Sports Illustrated’s Jon Heyman has tweeted (everything happens by tweet nowadays; if Congress ever declares war again, you know where to look for it) that the Yankees are "thought to" have signed reliever Rafael Soriano to a three-year, $35 million contract. Nothing is official until it’s official, as Yogi Berra used to say, but for the moment there is no reason to doubt Mr. Heyman.
Assuming, then, that Soriano is in the fold, what have the Yankees done? Let’s hit the positives first. Soriano is a 31-year-old right-handed reliever with a career 2.73 ERA. He was all but unhittable last year, allowing just 5.2 hits per nine inning pitched. Over the course of his career, right-handed hitters have batted a sub-anorexic .163/.226/.281 against him. If you’re going to spend money on a reliever, this is the kind of guy you want rather than , say, someone like Evan Meek who had a good year last year and maybe he’ll have one again and maybe he won’t. This guy put all the Es in Effective.
Having said that, there are some risks here. Perhaps the most visible one, so visible that even Brian Cashman had talked about it prior to the deal, is that the Yankees have now traded out of the first round of a draft that is supposed to be burgeoning with talent, handing their first-round pick to the division-rival Rays.
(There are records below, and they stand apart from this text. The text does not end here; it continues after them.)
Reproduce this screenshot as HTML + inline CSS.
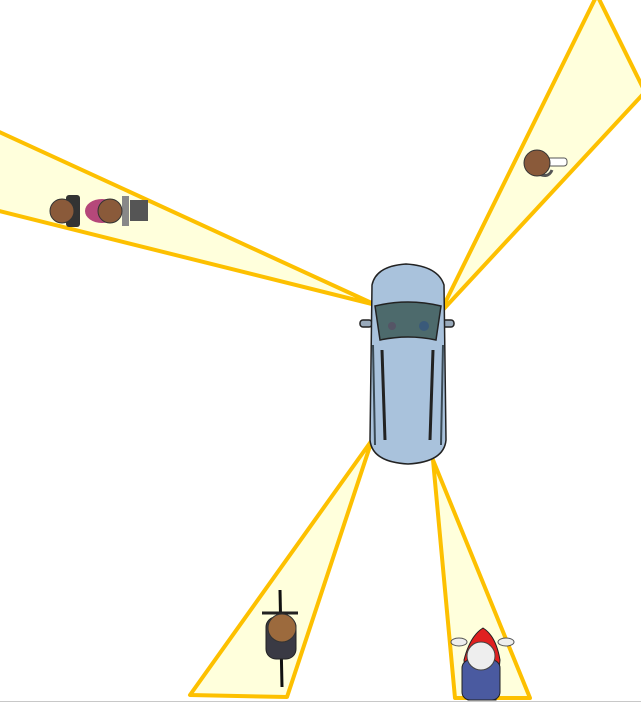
<!DOCTYPE html>
<html><head><meta charset="utf-8"><style>html,body{margin:0;padding:0;background:#fff;}svg{display:block}</style></head>
<body>
<svg width="641" height="703" viewBox="0 0 641 703" xmlns="http://www.w3.org/2000/svg">
<rect width="641" height="703" fill="#fff"/>
<g fill="#ffffdc" stroke="#fdc000" stroke-width="4" stroke-linejoin="round">
<polygon points="376,305 -5,130 -5,210"/>
<polygon points="440,313 597,-5 645,92"/>
<polygon points="372,440 190,695 287,697"/>
<polygon points="433,460 455,698 530,698"/>
</g>
<line x1="0" y1="701.5" x2="641" y2="701.5" stroke="#c8c8c8" stroke-width="1"/>
<!-- car -->
<g stroke="#222" stroke-width="1.5">
<rect x="360" y="320" width="12" height="7" rx="3" fill="#9ab"/>
<rect x="442" y="320" width="12" height="7" rx="3" fill="#9ab"/>
<path d="M372,285 Q376,266 406,264 Q438,266 444,285 L446,440 Q444,462 408,464 Q372,462 370,440 Z" fill="#a9c2dc"/>
<path d="M375,306 Q408,298 441,306 L436,340 Q408,334 380,340 Z" fill="#4d6a6c"/>
<line x1="382" y1="350" x2="385" y2="440" stroke-width="3"/>
<line x1="433" y1="350" x2="430" y2="440" stroke-width="3"/>
<line x1="373" y1="345" x2="375" y2="445" stroke-width="2" stroke="#3a4a55"/>
<line x1="443" y1="345" x2="441" y2="445" stroke-width="2" stroke="#3a4a55"/>
</g>
<circle cx="392" cy="326" r="4" fill="#556"/><circle cx="424" cy="326" r="5" fill="#3a5a7a"/>
<!-- cyclist left -->
<g>
<rect x="66" y="195" width="14" height="32" rx="3" fill="#333"/>
<rect x="122" y="196" width="7" height="30" fill="#888"/>
<rect x="130" y="200" width="18" height="21" fill="#555"/>
<ellipse cx="102" cy="211" rx="17" ry="12" fill="#b5487a"/>
<circle cx="110" cy="211" r="12" fill="#8a5a3a" stroke="#333"/>
<circle cx="62" cy="211" r="12" fill="#8a5a3a" stroke="#333"/>
</g>
<!-- pedestrian -->
<g>
<rect x="545" y="158" width="22" height="8" rx="3" fill="#fff" stroke="#555"/>
<path d="M535,172 Q548,180 552,170" stroke="#555" fill="none" stroke-width="3"/>
<circle cx="537" cy="163" r="13" fill="#8a5a3a" stroke="#333"/>
</g>
<!-- bicycle bottom -->
<g>
<line x1="280" y1="590" x2="282" y2="687" stroke="#111" stroke-width="3"/>
<line x1="262" y1="613" x2="298" y2="613" stroke="#222" stroke-width="3"/>
<rect x="266" y="617" width="30" height="42" rx="10" fill="#3a3a44" stroke="#222"/>
<circle cx="282" cy="628" r="14" fill="#9c6a3d" stroke="#333"/>
</g>
<!-- motorbike -->
<g>
<path d="M464,660 Q470,636 483,628 Q496,636 500,660 L496,700 L468,700 Z" fill="#e02020" stroke="#222"/>
<ellipse cx="459" cy="642" rx="8" ry="4" fill="#eee" stroke="#555"/>
<ellipse cx="506" cy="642" rx="8" ry="4" fill="#eee" stroke="#555"/>
<rect x="462" y="660" width="38" height="40" rx="8" fill="#4a5aa0" stroke="#222"/>
<circle cx="481" cy="656" r="14" fill="#eee" stroke="#444"/>
</g>
</svg>
</body></html>
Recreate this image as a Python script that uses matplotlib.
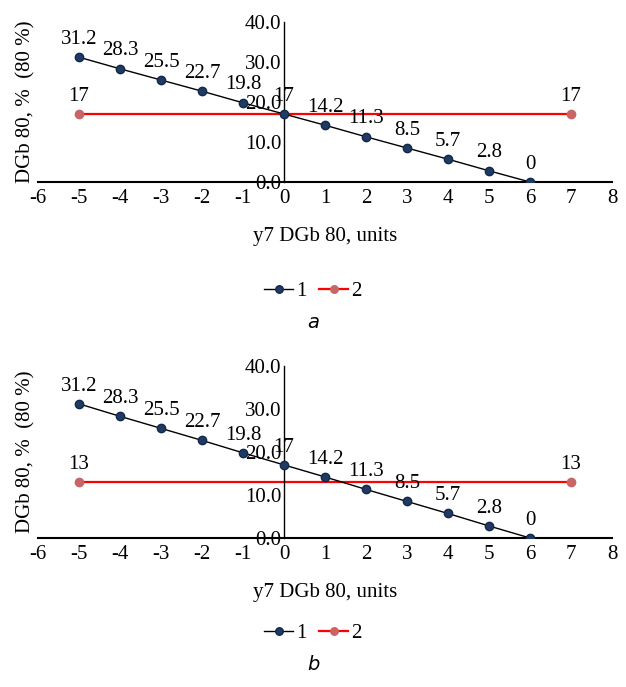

Still, we shouldn’t overrate the draft issue: the Yankees were due to pick 31st in the round, and as good as the class is, were they going to get a player as good as Soriano all the way down there? Probably not. And again, Soriano is a very good reliever. If you’re going to blow a top pick on a player, it had better be a top player, and Soriano is clearly an excellent pitcher.
Now, the Yankees have bought very high on a guy who had a .199 batting average on balls in play last year—Soriano has always done well in that regard, but he hasn’t sustained an average that low, and he won’t. His strikeout rate was also his lowest since his rookie year, but he also had excellent control, so between the efficiency, the problems batters had making solid contact, and some good luck, he was very difficult to hit. When a pitcher has this interplay of factors, great things happen, but it’s a bit like hitting three bars on the slot machine—you don’t count on it on coming up on every pull. Soriano also has a checkered injury history, and there is a better-than-average chance that somewhere in the course of his deal the Yankees will pay him to soak up the post-surgical sun. Still, the worst-case scenario is that they have a very qualified eighth-inning pitcher who can close on the off chance that Mariano Rivera needs to rest/is injured/suddenly pitches his age.
What makes the move a bit perplexing is that it doesn’t necessarily address a glaring area of weakness. The Yankees had good bullpen resources and a lot of additional options for the pen in whichever of their many starting prospects they choose to demote from the rotation and groom for middle relief. Additionally, if the plan is to counter the apparent thinness of the starting rotation by somehow stacking the bullpen, that could work—I’m thinking of teams like the 1990 championship Reds—but clubs that get away with five mediocre innings from the starters and four shutout innings from the pen seem like outliers, even given the evolving dominance of bullpens over the last 20 or 30 years. As Soriano is, he’s only going to give you somewhere between 60 and 75 innings, and as bad as some of the incumbent relievers looked in the 2010 postseason, and as good as Soriano might make those innings, it’s not clear that the total, especially when yoked to a tenderly-used Rivera, will be enough for the Yankees to skate by.
Again, this isn’t a bad move—that Soriano can opt out after one year could someday make that forfeited draft choice haunt the Yankees, because then you would be balancing six years of team control of a prospect (if the Yankees drafted wisely) versus just one year of the reliever. Putting that aside, though, as with all moves, the Soriano signing must be viewed in the context of the team as a whole. For this addition to go from being a good one to a great one, another shoe has to drop.
That shoe should belong to Joba Chamberlain. While there’s nothing wrong with having a spectacularly deep bullpen, the Yankees have better things to do in the seventh inning than waste Joba there—they can mix and match with Dave Robertson and Pedro Feliciano. Given the deficits in the team’s rotation, Chamberlain has to get another chance to start. It’s just logical: who is a better candidate for the fourth spot in the rotation—Jeff Francis? Sergio Mitre? Jeremy Bonderman? Justin Duchscherer? Or Joba Chamberlain?
If Joba isn’t going to be given a chance to win a rotation spot, then the Soriano signing completes his journey from top starting pitching prospect to ace reliever to setup reliever to generic middle reliever. That is a depressing devolution to witness and a true waste of talent. Maybe it was inevitable, but it sure doesn’t seem that way, and it’s not too late: if the Yankees don’t want to trust two kids in the rotation (Ivan Nova and someone else) and don’t want to gamble on a scrapheap pickup, then put Chamberlain in the rotation and let David Phelps or Adam Warren cut his teeth in the low-leverage role that Joba seems slotted for now. If that’s the case, they can address the team’s real weakness, it’s starting rotation, rather than gilding an already-strong pen.